Chaque matin, en arrivant dans le service, un médecin les joint pour faire un point de la situation, toujours pareille: médiocre mais stable, une question d’heures avant le décès. «Finalement, on nous a accordé une visite d’une heure tous les deux jours, pour une seule personne. Le personnel soignant n’a d’ailleurs pas cessé de s’excuser, bouleversé qu’on traite ces malades comme des pestiférés.» Sa sœur y va. «Elle était vêtue comme un cosmonaute, on ne discernait que les yeux. Quand elle arrivait, ma grand-maman lui demandait: «C’est bien toi, Caroline?» A une seule occasion, une soignante permet un coup de téléphone, tend le bras en actionnant le haut-parleur. Pourquoi pas davantage? «Le personnel médical était débordé.» Lui, la mort dans l’âme, se résout à rentrer en Suisse. Ses cours l’appellent, il craint la fermeture des frontières.
Depuis, il écoute la radio, sans cesse. Découvre Mulhouse dans le New York Times et la presse internationale, en ville martyre, avec plus de 500 morts en quelques jours. «Je vois les tentes militaires, l’armée, je ne reconnais rien. Or l’Alsace est une région prospère, c’est ce que nous apprenons à l’école. C’est par exemple le seul endroit en France où la sécurité sociale n’est pas en déficit, les hôpitaux y sont nombreux et fonctionnent. C’est ce lieu-là qui est aujourd’hui totalement débordé, avec des malades qui doivent être transférés en Suisse, en Allemagne, au Luxembourg. Que va-t-il arriver quand le virus arrivera dans des endroits plus dépourvus? Ce sera terrible. On nous parle de simple crise, on fait comme si tout devait continuer comme avant. Pour moi, il s’agit d’une révolution.»

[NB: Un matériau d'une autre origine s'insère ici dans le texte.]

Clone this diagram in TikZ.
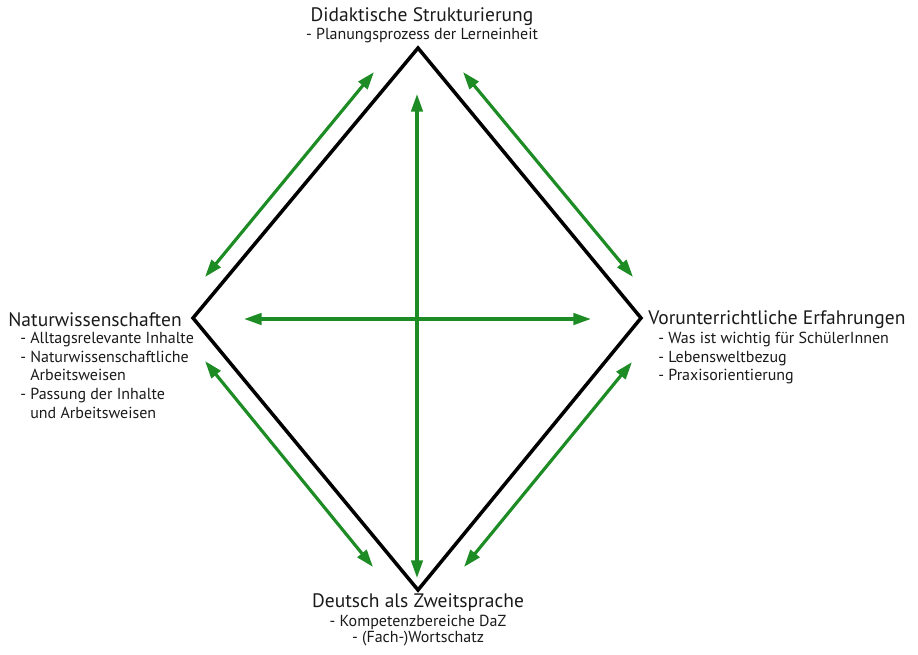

D’obsèques, personne ne leur en parle. Les crématoriums sont occupés jour et nuit. Il a appris que le corps de sa grand-mère serait traité à Strasbourg, à 150 kilomètres, il ne sait pas quand. Que l’urne ne leur serait pas rendue avant que le virus soit sous contrôle. Pas question de cérémonie. «Quel sens aura une réunion dans six mois, dans deux ans? Je ne sais pas comment nous allons continuer avec ce traumatisme, si nous allons entamer des thérapies. C’est dur pour nous tous. Nous avons l’impression que notre grand-mère a été abandonnée.»
Le soir, ils allument tous une bougie, pour elle. Et il fait un article dans le journal, pour elle.